The General Staff Building (1820-1830, architect Carl I. Rossi), one of the symbols of the Russian Empire and one of the peaks of the Russian Empire style, will become part of the State Hermitage, a Museum of 19th and 20th century art. The complexity of this project lies not only in the strict rules on renovations for monuments protected by the state, but also in the problem of adapting a ministry (i.e., office / residential) building constructed at the beginning of the 19th century into a 21st century museum complex.

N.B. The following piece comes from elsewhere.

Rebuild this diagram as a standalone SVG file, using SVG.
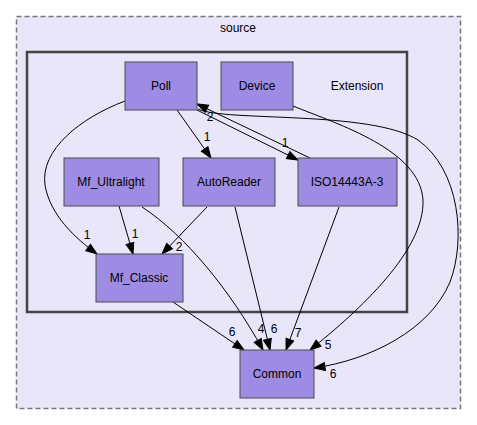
<svg xmlns="http://www.w3.org/2000/svg" width="477" height="425" viewBox="0 0 477 425">
<style>
text{font-family:"Liberation Sans",Arial,sans-serif;font-size:12px;fill:#000}
.c{text-anchor:middle}
.node rect{fill:#9e8ce4;stroke:#4a4a4a;stroke-width:1}
.edge path{fill:none;stroke:#000;stroke-width:1;marker-end:url(#ah)}
</style>
<defs>
<marker id="ah" markerUnits="userSpaceOnUse" markerWidth="14" markerHeight="11" refX="11" refY="4" orient="auto" viewBox="-1 -1 14 11">
<path d="M0,0 L11,4 L0,8 z" fill="#000" stroke="#000" stroke-width="1"/>
</marker>
</defs>
<rect width="477" height="425" fill="#fff"/>
<g id="cluster_source">
<rect x="16.5" y="16.5" width="444" height="392" fill="#e9e6f9" stroke="#777" stroke-width="1.5" stroke-dasharray="5,3"/>
<text class="c" x="238" y="32">source</text>
</g>
<g id="cluster_Extension">
<rect x="27" y="52" width="380" height="260" fill="#e9e6f9" stroke="#444" stroke-width="2.5"/>
<text class="c" x="357" y="90">Extension</text>
</g>
<g id="edges" class="edge">
<path d="M125,101 C80,118 40,150 45,185 C50,215 75,238 97,254"/>
<path d="M177,110 L211,158"/>
<path d="M197,110 L298,160"/>
<path d="M310,158 L197,104"/>
<path d="M293,106 C340,125 420,150 423,200 C425,250 360,310 310,350"/>
<path d="M198,109 C225,122 370,110 418,140 C460,170 466,240 450,282 C430,330 370,360 314,368"/>
<path d="M119,206 L133,254"/>
<path d="M142,207 C185,235 230,290 263,350"/>
<path d="M207,207 L162,254"/>
<path d="M235,207 L270,350"/>
<path d="M339,207 L286,350"/>
<path d="M173,302 L244,350"/>
</g>
<g id="edge_labels">
<text class="c" x="87" y="239">1</text>
<text class="c" x="207" y="141">1</text>
<text class="c" x="285" y="147">1</text>
<text class="c" x="210" y="121">2</text>
<text class="c" x="328" y="349">5</text>
<text class="c" x="333" y="378">6</text>
<text class="c" x="135" y="238">1</text>
<text class="c" x="261" y="333">4</text>
<text class="c" x="179" y="251">2</text>
<text class="c" x="274" y="333">6</text>
<text class="c" x="298" y="337">7</text>
<text class="c" x="232" y="336">6</text>
</g>
<g id="Poll" class="node"><rect x="125" y="62" width="72" height="48"/><text class="c" x="161" y="90">Poll</text></g>
<g id="Device" class="node"><rect x="221" y="62" width="72" height="48"/><text class="c" x="257" y="90">Device</text></g>
<g id="Mf_Ultralight" class="node"><rect x="64" y="158" width="95" height="48"/><text class="c" x="111" y="186">Mf_Ultralight</text></g>
<g id="AutoReader" class="node"><rect x="183" y="158" width="92" height="48"/><text class="c" x="229" y="186">AutoReader</text></g>
<g id="ISO14443A-3" class="node"><rect x="298" y="158" width="99" height="48"/><text class="c" x="347" y="186">ISO14443A-3</text></g>
<g id="Mf_Classic" class="node"><rect x="96" y="254" width="87" height="48"/><text class="c" x="139" y="282">Mf_Classic</text></g>
<g id="Common" class="node"><rect x="240" y="350" width="74" height="48"/><text class="c" x="277" y="378">Common</text></g>
</svg>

In the course of surveys and archival research, and the comparative analysis of the General Staff Building and other parts of the Large Hermitage, a number of principles and ideas were developed, which must be realized without breaking the unity of the original Rossi design. This will make the new museum an organic continuation of the Hermitage and other Petersburg spaces:
Enfilade principle of exhibitions;
Baroque Petersburg perspective;
Hermitage trailing gardens structure;
Spacious halls with a flexible system allowing the transformation of the exhibition space (the «New Skylight Rooms» - by analogy to the «Big Skylight Rooms» of the New Hermitage Building).
All these ideas and principles have concentrated in the overall concept of the project - the New Big Enfilade. This calls for alternating spacious exposition halls which have been built at right angles to the length of the General Staff Building, and trailing gardens which do not reach to the longitudinal walls of the building.
According to the project, trailing gardens should be seen as a name and a symbol, rather than as places with real plants. Rather, they are sculpture gardens composed from the Hermitage collections, zones for visitors to find rest and solitude amongst other people, and, at the same time, a chance to get a wider view of the whole complex. If the hanging gardens can be seen as a kind of luxury, the «New Skylight rooms» are a bare necessity. The main part of the new museum permanent exhibition will be placed in three enfilades running around the building’s perimeter. But even the largest rooms of these enfilades do not have suitable dimensions for the large-scale temporary exhibitions. For this purpose, there will be three halls with a height of 12 metres and overhead lighting. They are supplied with a system of hinged shutters - doors and wall panels. Various permutations of opening and closing of folding doors and walls allow the flexible reconfiguration of exhibitions, and also make it possible to isolate each of hall-modules or to unite them all in enfilade again.
This enfilade is not composed of parallel lines but narrows, to produce a converging perspective which reinforces its involved and funnelled effect. The convergence is not imposed from the outside; it is there from the outset in the lay-out of the building, which is a wedge-shape pointing into Palace Square. The outlines of gardens and new halls follow the directions of this perspectival convergence of lines. On these same lines the width of big doors decreases from hall to hall. The lines disappear into infinity onto a backdrop of Petersburg cityscape or Hermitage enfilades, creating a quintessentially Petersburg space; it relates the most different forms and styles.
The New Big Enfilade is the core of figurative and functional-spatial structure of a new museum; it occupies the dominant position in the hierarchy of its spaces. The ground floor located under it is presented as a continuation of Palace Square itself which permeates though into the main lobby, the largest of five court yards and a smart ladder-amphitheatre bringing a new city forum with the commerce accompanying the museum. The main focus of the first floor is 19th century arts and crafts. On the second floor, where the majority of the Empire style enfilades are located, paintings of the 19th century up to 1860 will be presented. Finally, on the top levels, under neon lighting, art of the end of the 19th century and the beginning of the 20th will be placed, including the well-known Schukin-Morozov collection.
The project realisation is due in 2014 (to coincide with the Hermitage museum 250th anniversary).